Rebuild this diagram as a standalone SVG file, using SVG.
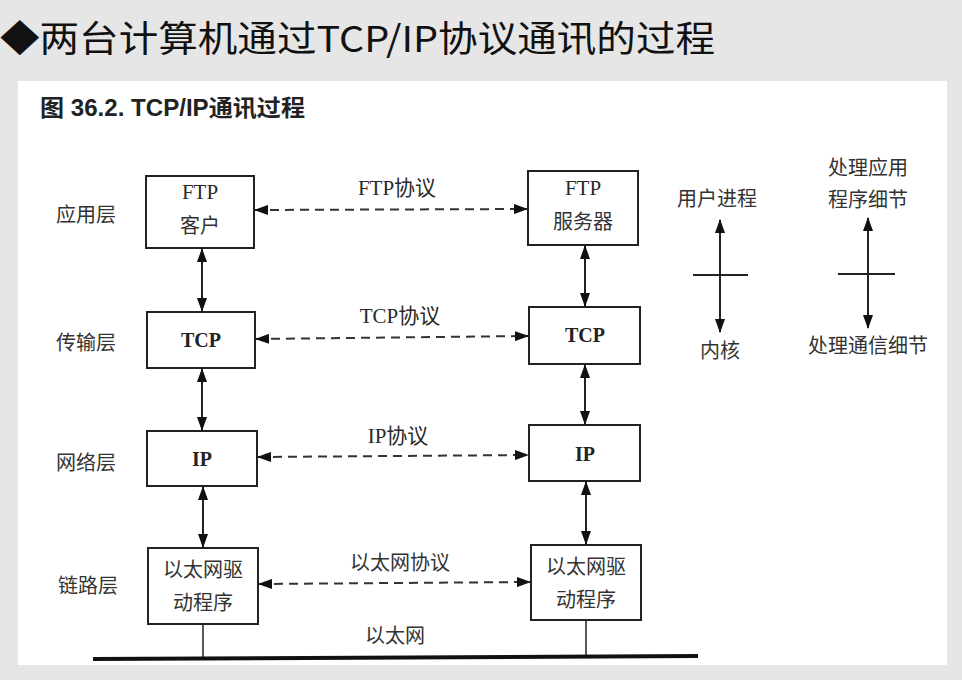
<svg xmlns="http://www.w3.org/2000/svg" width="962" height="680" viewBox="0 0 962 680">
<style>
.box{fill:#fff;stroke:#222;stroke-width:2}
.t{font-family:"Liberation Serif","Noto Sans CJK SC",serif;font-size:21px;fill:#2a2a2a;text-anchor:middle}
.tb{font-family:"Liberation Serif","Noto Sans CJK SC",serif;font-size:20px;font-weight:bold;fill:#222;text-anchor:middle}
.cn{font-family:"Noto Sans CJK SC",sans-serif;font-size:20px;fill:#333;text-anchor:middle}
.solid{stroke:#222;stroke-width:2;fill:none}
.dash{stroke:#333;stroke-width:2;fill:none;stroke-dasharray:9 6}
</style>
<defs>
<marker id="ah" viewBox="0 0 14 10" refX="13" refY="5" markerWidth="14" markerHeight="10" markerUnits="userSpaceOnUse" orient="auto-start-reverse">
<path d="M0,0 L14,5 L0,10 Z" fill="#111"/>
</marker>
</defs>
<rect x="0" y="0" width="962" height="680" fill="#e6e6e6"/>
<rect x="18" y="81" width="929" height="584" fill="#fff"/>
<text x="0" y="52" font-family="'Noto Sans CJK SC',sans-serif" font-size="36" fill="#111" textLength="715" lengthAdjust="spacingAndGlyphs">◆两台计算机通过TCP/IP协议通讯的过程</text>
<text x="40" y="116" font-family="'Liberation Sans','Noto Sans CJK SC',sans-serif" font-size="23" font-weight="bold" fill="#222" textLength="265" lengthAdjust="spacingAndGlyphs">图 36.2. TCP/IP通讯过程</text>

<g id="layers">
<text class="cn" x="86" y="222">应用层</text>
<text class="cn" x="86" y="350">传输层</text>
<text class="cn" x="86" y="470">网络层</text>
<text class="cn" x="88" y="593">链路层</text>
</g>

<g id="ftp-client"><rect class="box" x="146" y="176" width="108" height="72"/><text class="t" x="200" y="199">FTP</text><text class="cn" x="200" y="233">客户</text></g>
<g id="tcp-left"><rect class="box" x="147" y="312" width="108" height="56"/><text class="tb" x="201" y="347">TCP</text></g>
<g id="ip-left"><rect class="box" x="147" y="431" width="110" height="55"/><text class="tb" x="202" y="466">IP</text></g>
<g id="eth-left"><rect class="box" x="148" y="548" width="110" height="76"/><text class="cn" x="203" y="577">以太网驱</text><text class="cn" x="203" y="610">动程序</text></g>

<g id="ftp-server"><rect class="box" x="528" y="171" width="110" height="74"/><text class="t" x="583" y="195">FTP</text><text class="cn" x="583" y="229">服务器</text></g>
<g id="tcp-right"><rect class="box" x="529" y="307" width="111" height="57"/><text class="tb" x="585" y="342">TCP</text></g>
<g id="ip-right"><rect class="box" x="529" y="425" width="111" height="56"/><text class="tb" x="585" y="461">IP</text></g>
<g id="eth-right"><rect class="box" x="531" y="545" width="110" height="75"/><text class="cn" x="586" y="574">以太网驱</text><text class="cn" x="586" y="607">动程序</text></g>

<g id="connectors">
<line class="solid" x1="202" y1="249" x2="202" y2="311" marker-start="url(#ah)" marker-end="url(#ah)"/>
<line class="solid" x1="202" y1="369" x2="202" y2="430" marker-start="url(#ah)" marker-end="url(#ah)"/>
<line class="solid" x1="203" y1="487" x2="203" y2="547" marker-start="url(#ah)" marker-end="url(#ah)"/>
<line class="solid" x1="585" y1="246" x2="585" y2="306" marker-start="url(#ah)" marker-end="url(#ah)"/>
<line class="solid" x1="585" y1="365" x2="585" y2="424" marker-start="url(#ah)" marker-end="url(#ah)"/>
<line class="solid" x1="586" y1="482" x2="586" y2="544" marker-start="url(#ah)" marker-end="url(#ah)"/>
<line class="dash" x1="255" y1="210" x2="527" y2="209" marker-start="url(#ah)" marker-end="url(#ah)"/>
<line class="dash" x1="256" y1="339" x2="528" y2="336" marker-start="url(#ah)" marker-end="url(#ah)"/>
<line class="dash" x1="258" y1="457" x2="528" y2="455" marker-start="url(#ah)" marker-end="url(#ah)"/>
<line class="dash" x1="259" y1="584" x2="530" y2="582" marker-start="url(#ah)" marker-end="url(#ah)"/>
<line stroke="#222" stroke-width="1.5" x1="203" y1="624" x2="203" y2="658"/>
<line stroke="#222" stroke-width="1.5" x1="586" y1="620" x2="586" y2="657"/>
<line stroke="#111" stroke-width="4" x1="93" y1="659" x2="698" y2="656"/>
</g>

<g id="protocol-labels">
<text class="t" x="397" y="195">FTP协议</text>
<text class="t" x="400" y="323">TCP协议</text>
<text class="t" x="398" y="443">IP协议</text>
<text class="cn" x="400" y="570">以太网协议</text>
<text class="cn" x="395" y="643">以太网</text>
</g>

<g id="legend-user">
<text class="cn" x="717" y="206">用户进程</text>
<line class="solid" x1="720" y1="220" x2="720" y2="332" marker-start="url(#ah)" marker-end="url(#ah)"/>
<line class="solid" x1="693" y1="275" x2="748" y2="275"/>
<text class="cn" x="720" y="358">内核</text>
</g>
<g id="legend-detail">
<text class="cn" x="868" y="175">处理应用</text>
<text class="cn" x="868" y="207">程序细节</text>
<line class="solid" x1="868" y1="218" x2="868" y2="328" marker-start="url(#ah)" marker-end="url(#ah)"/>
<line class="solid" x1="838" y1="274" x2="895" y2="274"/>
<text class="cn" x="868" y="353">处理通信细节</text>
</g>
</svg>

= PROBLEM STATEMENT =
All the lines above are to be reproduced exactly, except the pictures.

= WRITTEN RESPONSE =
Rebuild this diagram as a standalone SVG file, using SVG.
<svg xmlns="http://www.w3.org/2000/svg" width="962" height="680" viewBox="0 0 962 680">
<style>
.box{fill:#fff;stroke:#222;stroke-width:2}
.t{font-family:"Liberation Serif","Noto Sans CJK SC",serif;font-size:21px;fill:#2a2a2a;text-anchor:middle}
.tb{font-family:"Liberation Serif","Noto Sans CJK SC",serif;font-size:20px;font-weight:bold;fill:#222;text-anchor:middle}
.cn{font-family:"Noto Sans CJK SC",sans-serif;font-size:20px;fill:#333;text-anchor:middle}
.solid{stroke:#222;stroke-width:2;fill:none}
.dash{stroke:#333;stroke-width:2;fill:none;stroke-dasharray:9 6}
</style>
<defs>
<marker id="ah" viewBox="0 0 14 10" refX="13" refY="5" markerWidth="14" markerHeight="10" markerUnits="userSpaceOnUse" orient="auto-start-reverse">
<path d="M0,0 L14,5 L0,10 Z" fill="#111"/>
</marker>
</defs>
<rect x="0" y="0" width="962" height="680" fill="#e6e6e6"/>
<rect x="18" y="81" width="929" height="584" fill="#fff"/>
<text x="0" y="52" font-family="'Noto Sans CJK SC',sans-serif" font-size="36" fill="#111" textLength="715" lengthAdjust="spacingAndGlyphs">◆两台计算机通过TCP/IP协议通讯的过程</text>
<text x="40" y="116" font-family="'Liberation Sans','Noto Sans CJK SC',sans-serif" font-size="23" font-weight="bold" fill="#222" textLength="265" lengthAdjust="spacingAndGlyphs">图 36.2. TCP/IP通讯过程</text>

<g id="layers">
<text class="cn" x="86" y="222">应用层</text>
<text class="cn" x="86" y="350">传输层</text>
<text class="cn" x="86" y="470">网络层</text>
<text class="cn" x="88" y="593">链路层</text>
</g>

<g id="ftp-client"><rect class="box" x="146" y="176" width="108" height="72"/><text class="t" x="200" y="199">FTP</text><text class="cn" x="200" y="233">客户</text></g>
<g id="tcp-left"><rect class="box" x="147" y="312" width="108" height="56"/><text class="tb" x="201" y="347">TCP</text></g>
<g id="ip-left"><rect class="box" x="147" y="431" width="110" height="55"/><text class="tb" x="202" y="466">IP</text></g>
<g id="eth-left"><rect class="box" x="148" y="548" width="110" height="76"/><text class="cn" x="203" y="577">以太网驱</text><text class="cn" x="203" y="610">动程序</text></g>

<g id="ftp-server"><rect class="box" x="528" y="171" width="110" height="74"/><text class="t" x="583" y="195">FTP</text><text class="cn" x="583" y="229">服务器</text></g>
<g id="tcp-right"><rect class="box" x="529" y="307" width="111" height="57"/><text class="tb" x="585" y="342">TCP</text></g>
<g id="ip-right"><rect class="box" x="529" y="425" width="111" height="56"/><text class="tb" x="585" y="461">IP</text></g>
<g id="eth-right"><rect class="box" x="531" y="545" width="110" height="75"/><text class="cn" x="586" y="574">以太网驱</text><text class="cn" x="586" y="607">动程序</text></g>

<g id="connectors">
<line class="solid" x1="202" y1="249" x2="202" y2="311" marker-start="url(#ah)" marker-end="url(#ah)"/>
<line class="solid" x1="202" y1="369" x2="202" y2="430" marker-start="url(#ah)" marker-end="url(#ah)"/>
<line class="solid" x1="203" y1="487" x2="203" y2="547" marker-start="url(#ah)" marker-end="url(#ah)"/>
<line class="solid" x1="585" y1="246" x2="585" y2="306" marker-start="url(#ah)" marker-end="url(#ah)"/>
<line class="solid" x1="585" y1="365" x2="585" y2="424" marker-start="url(#ah)" marker-end="url(#ah)"/>
<line class="solid" x1="586" y1="482" x2="586" y2="544" marker-start="url(#ah)" marker-end="url(#ah)"/>
<line class="dash" x1="255" y1="210" x2="527" y2="209" marker-start="url(#ah)" marker-end="url(#ah)"/>
<line class="dash" x1="256" y1="339" x2="528" y2="336" marker-start="url(#ah)" marker-end="url(#ah)"/>
<line class="dash" x1="258" y1="457" x2="528" y2="455" marker-start="url(#ah)" marker-end="url(#ah)"/>
<line class="dash" x1="259" y1="584" x2="530" y2="582" marker-start="url(#ah)" marker-end="url(#ah)"/>
<line stroke="#222" stroke-width="1.5" x1="203" y1="624" x2="203" y2="658"/>
<line stroke="#222" stroke-width="1.5" x1="586" y1="620" x2="586" y2="657"/>
<line stroke="#111" stroke-width="4" x1="93" y1="659" x2="698" y2="656"/>
</g>

<g id="protocol-labels">
<text class="t" x="397" y="195">FTP协议</text>
<text class="t" x="400" y="323">TCP协议</text>
<text class="t" x="398" y="443">IP协议</text>
<text class="cn" x="400" y="570">以太网协议</text>
<text class="cn" x="395" y="643">以太网</text>
</g>

<g id="legend-user">
<text class="cn" x="717" y="206">用户进程</text>
<line class="solid" x1="720" y1="220" x2="720" y2="332" marker-start="url(#ah)" marker-end="url(#ah)"/>
<line class="solid" x1="693" y1="275" x2="748" y2="275"/>
<text class="cn" x="720" y="358">内核</text>
</g>
<g id="legend-detail">
<text class="cn" x="868" y="175">处理应用</text>
<text class="cn" x="868" y="207">程序细节</text>
<line class="solid" x1="868" y1="218" x2="868" y2="328" marker-start="url(#ah)" marker-end="url(#ah)"/>
<line class="solid" x1="838" y1="274" x2="895" y2="274"/>
<text class="cn" x="868" y="353">处理通信细节</text>
</g>
</svg>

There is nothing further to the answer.